In 1984, at the peak of his career, he moved to Israel and became founding chief rabbi and a leading developer of Efrat, which is today a highly successful community.
In addition to acting as a communal rabbi, he launched the Ohr Torah Stone institutions, which include one of the best networks of Modern Orthodox schools in Israel, ranging from junior high school through to graduate programs. He also created a special program to inculcate young men with the knowledge and skills to be effective rabbis and educators throughout the Jewish world.
He displayed innovation by seeking to blend Halachah with the requirements of a modern industrial Jewish state.

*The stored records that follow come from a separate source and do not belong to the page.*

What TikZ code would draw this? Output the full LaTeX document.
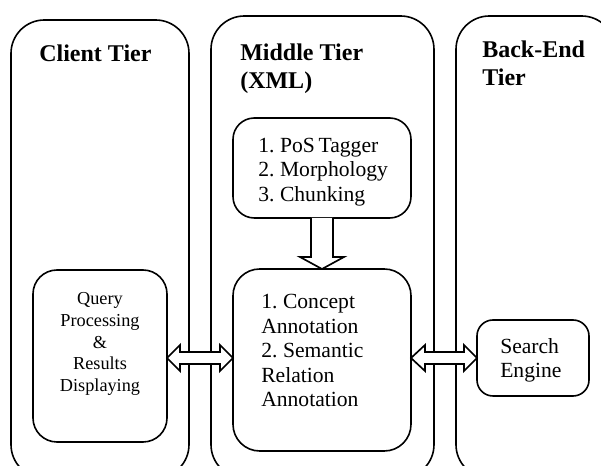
\documentclass[tikz,border=0pt]{standalone}
\usepackage{fontspec}
\setmainfont{Liberation Serif}
\newfontfamily\bodyfont[WordSpace=0.7]{Liberation Serif}
\tikzset{
 tier/.style={draw=black,line width=1.2pt,rounded corners=25pt},
 innerbox/.style={draw=black,line width=1.2pt,rounded corners=#1,fill=white,rectangle,inner sep=0pt,outer sep=0pt},
 arr/.style={draw=black,line width=1.25pt,fill=white,line join=miter},
 ttl/.style={font=\fontsize{18}{21}\selectfont\bfseries,align=left,anchor=north west,inner sep=0pt},
 body/.style={font=\bodyfont\fontsize{16.2}{18.4}\selectfont,align=left,anchor=north west,inner sep=0pt},
 bodyc/.style={font=\bodyfont\fontsize{13.7}{16.2}\selectfont,align=center,inner sep=0pt},
}
\begin{document}
\begin{tikzpicture}[x=0.75pt,y=-0.75pt]
\useasboundingbox (0,0) rectangle (601,466);
\fill[white] (0,0) rectangle (601,466);
\begin{scope}
\clip (0,0) rectangle (601,466);
\draw[tier] (11,478) -- (11,20) -- (189,20) -- (189,478) -- cycle;
\draw[tier] (211,478) -- (211,16) -- (434,16) -- (434,478) -- cycle;
\draw[tier] (456,478) -- (456,16) -- (615,16) -- (615,478) -- cycle;
\end{scope}
\node[ttl] (client) at (39,45) {Client Tier};
\node[ttl] (middle) at (240,44) {Middle Tier\\(XML)};
\node[ttl] (back) at (482,41) {Back-End\\Tier};
\node[innerbox=16pt,minimum width=133.5pt,minimum height=75pt] (tagbox) at (322,168) {};
\node[body] (tag) at (258,137.5) {1. PoS Tagger\\2. Morphology\\3. Chunking};
\node[innerbox=20pt,minimum width=133.5pt,minimum height=136.5pt] (annobox) at (322,360) {};
\node[body] (anno) at (261,294) {1. Concept\\Annotation\\2. Semantic\\Relation\\Annotation};
\node[innerbox=18pt,minimum width=100.5pt,minimum height=129pt] (querybox) at (100,356) {};
\node[bodyc] (query) at (100,344) {Query\\Processing\\\&\\Results\\Displaying};
\node[innerbox=12pt,minimum width=84pt,minimum height=57pt] (searchbox) at (533,358) {};
\node[body] (search) at (500,338) {Search\\Engine};
\draw[arr,shift={(annobox.north)}] (-11,-51) -- (-11,-12) -- (-22,-12) -- (0,0) -- (22,-12) -- (11,-12) -- (11,-51);
\draw[arr,shift={(querybox.east |- searchbox.west)}] (0,0) -- (13,-13) -- (13,-6) -- (53,-6) -- (53,-13) -- (66,0) -- (53,13) -- (53,6) -- (13,6) -- (13,13) -- cycle;
\draw[arr,shift={(annobox.east |- searchbox.west)}] (0,0) -- (14,-13) -- (14,-6) -- (53,-6) -- (53,-13) -- (66,0) -- (53,13) -- (53,6) -- (14,6) -- (14,13) -- cycle;
\end{tikzpicture}
\end{document}
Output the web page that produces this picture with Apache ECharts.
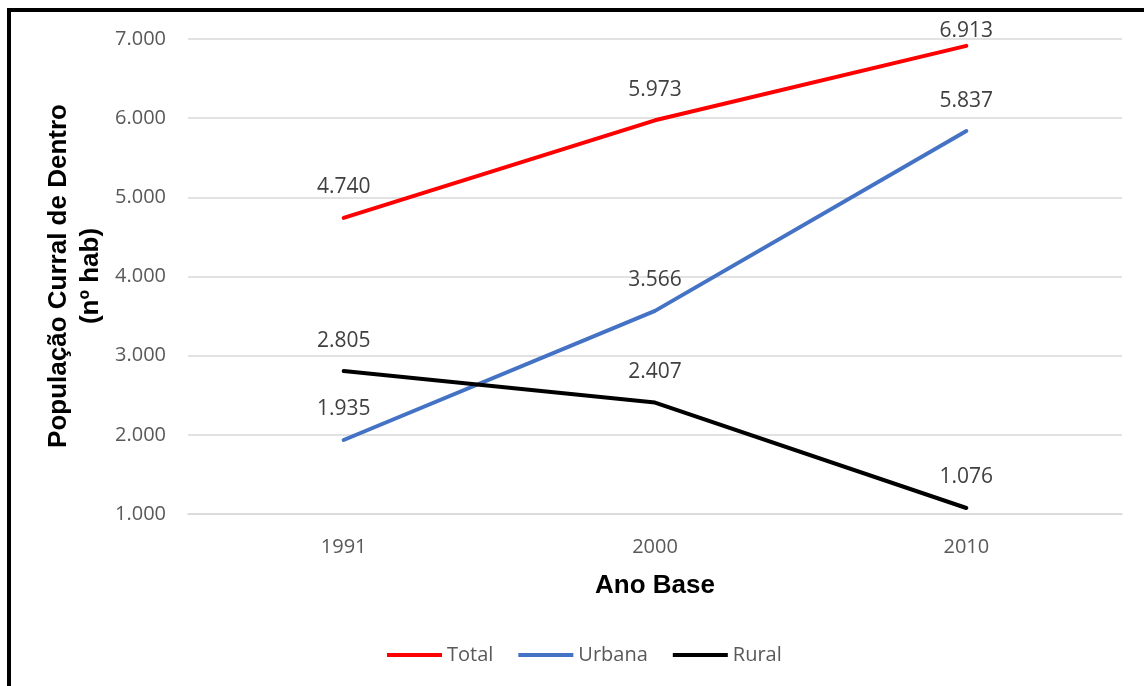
<!DOCTYPE html>
<html>
<head>
<meta charset="utf-8">
<script src="https://cdn.jsdelivr.net/npm/echarts@6/dist/echarts.min.js"></script>
<style>
  html, body { margin: 0; padding: 0; background: #fff; }
  #chart { width: 1144px; height: 686px; }
</style>
</head>
<body>
<div id="chart"></div>
<script>
// Population of Curral de Dentro by census year
const years = ['1991', '2000', '2010'];
const total = [4740, 5973, 6913];
const urbana = [1935, 3566, 5837];
const rural = [2805, 2407, 1076];
const yTicks = { min: 1000, max: 7000, interval: 1000 };

const fmt = v => {
  const s = String(Math.round(v));
  return s.replace(/\B(?=(\d{3})+(?!\d))/g, '.');
};

const labelFont = '"Open Sans", "Liberation Sans", sans-serif';
const titleFont = '"Liberation Sans", Arial, sans-serif';

// labelDist: per-point distance of the value label above the line
function lineSeries(name, data, color, labelDist) {
  return {
    name: name,
    type: 'line',
    data: data.map((v, i) => ({
      value: v,
      label: { distance: labelDist ? labelDist[i] : 20 }
    })),
    symbol: 'circle',
    symbolSize: 0.1,
    showSymbol: true,
    lineStyle: { color: color, width: 4, cap: 'round', join: 'round' },
    itemStyle: { color: color },
    label: {
      show: true,
      position: 'top',
      distance: 20,
      formatter: p => fmt(p.value),
      color: '#404040',
      fontFamily: labelFont,
      fontSize: 21
    },
    labelLayout: { hideOverlap: false },
    emphasis: { disabled: true },
    animation: false
  };
}

const chart = echarts.init(document.getElementById('chart'), null, { renderer: 'canvas' });
chart.setOption({
  backgroundColor: '#ffffff',
  animation: false,
  grid: { left: 188, right: 22, top: 39, bottom: 172, containLabel: false },
  xAxis: {
    type: 'category',
    data: years,
    boundaryGap: true,
    axisLine: { show: true, lineStyle: { color: '#D9D9D9', width: 1.5 } },
    axisTick: { show: false },
    axisLabel: {
      color: '#595959', fontFamily: labelFont, fontSize: 20, margin: 23
    },
    name: 'Ano Base',
    nameLocation: 'middle',
    nameGap: 59,
    nameTextStyle: { color: '#000', fontFamily: titleFont, fontWeight: 'bold', fontSize: 26 }
  },
  yAxis: {
    type: 'value',
    min: yTicks.min,
    max: yTicks.max,
    interval: yTicks.interval,
    axisLine: { show: false },
    axisTick: { show: false },
    splitLine: { lineStyle: { color: '#D9D9D9', width: 1.5 } },
    axisLabel: {
      color: '#595959', fontFamily: labelFont, fontSize: 20, margin: 22,
      formatter: v => fmt(v)
    }
  },
  legend: {
    bottom: 16,
    left: 382,
    itemWidth: 55,
    itemHeight: 14,
    itemGap: 25,
    icon: 'path://M0,6 L55,6 L55,10 L0,10 Z',
    textStyle: { color: '#595959', fontFamily: labelFont, fontSize: 20, padding: [0, 0, 0, 0] },
    data: ['Total', 'Urbana', 'Rural']
  },
  graphic: [
    {
      type: 'text',
      x: 75, y: 276,
      rotation: Math.PI / 2,
      style: {
        text: 'População Curral de Dentro\n(nº hab)',
        fill: '#000',
        font: 'bold 26px ' + titleFont,
        align: 'center',
        verticalAlign: 'middle',
        lineHeight: 32
      }
    },
    // frame lines along top and left edges
    { type: 'rect', shape: { x: 8, y: 8, width: 1136, height: 4 }, style: { fill: '#000' } },
    { type: 'rect', shape: { x: 7, y: 8, width: 4, height: 678 }, style: { fill: '#000' } }
  ],
  series: [
    // top value label kept inside the frame
    lineSeries('Total', total, '#FF0000', [20, 20, 4]),
    lineSeries('Urbana', urbana, '#4472C4'),
    lineSeries('Rural', rural, '#000000')
  ]
});
</script>
</body>
</html>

He strove to upgrade the status of women and to this effect launched Midreshet Lindenbaum, a college designed to educate religious women. He also created a five-year program designed to train women to act as religious advisers paralleling rabbis. This and his efforts to address the issue of agunot (women in unwanted marriages whose husbands are unwilling or unable to grant them divorces) outraged the ultra-Orthodox.
Rabbi Riskin also had a major impact in the field of marriage, divorce and above all, conversion, where he established independent conversion courts that were bitterly challenged by the haredi establishment. Riskin considers the issue of conversion — especially related to immigrants from the former Soviet Union — as one of the greatest religious, national and societal challenges facing Israel.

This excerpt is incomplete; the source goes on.